Article
Why Watching Content Alone Won’t Make You Better

Information is helpful, but it is only the beginning
Today, athletes have access to more information than ever before. You can find drills, workouts, technique breakdowns, mindset advice, and game insights in seconds. That is a huge advantage when the content is good. It can help you understand your sport better, avoid common mistakes, and learn from people with real experience.
But information by itself does not create results. Watching a video may give you clarity, but it does not automatically change your habits, improve your movement, or make you more consistent. Learning matters, but it only becomes valuable when you take that knowledge and apply it in the right way over time.
Progress comes from execution, not just understanding
A lot of athletes confuse knowing with doing. They watch a technique video and feel like they are improving, because they understand the concept better than before. And while that is a useful step, real development only happens when that concept becomes part of their actual routine. You do not improve because you saw the right drill once. You improve because you repeat the right work often enough for it to make a difference.
That is why execution matters so much. Athletes need structure, repetition, and consistency. They need a plan for what to do next and a system they can follow when motivation changes. Without that, content often stays at the level of inspiration instead of turning into progress.
Random content does not replace a real path
One of the biggest problems with relying only on content is that most of it is disconnected. A video may be useful on its own, but that does not mean it fits your current level, your biggest weakness, or your overall development. When athletes jump from one tip to the next, they often collect ideas without building a real path.

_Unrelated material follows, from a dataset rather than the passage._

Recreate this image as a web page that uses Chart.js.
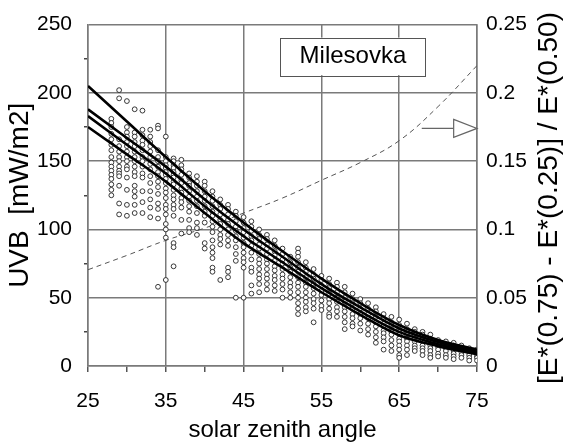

That is where many people get stuck. They are learning a lot, but they are not moving forward in a clear direction. A real path helps you focus on what matters most right now, instead of trying to apply everything at once. It gives your effort structure, and that structure is what makes improvement more consistent and more measurable.
The best athletes combine learning with action
Content still plays an important role in athlete development. It helps athletes understand what matters, learn from experts, and avoid wasting time on the wrong things. But the athletes who improve the most are not the ones who only consume information. They are the ones who take what they learn and put it into action with purpose.
That is why the best approach is always a combination of education and execution. Learn the principles, understand the details, and then follow a plan that helps you apply them consistently. Because content can show you the way, but only action can move you forward.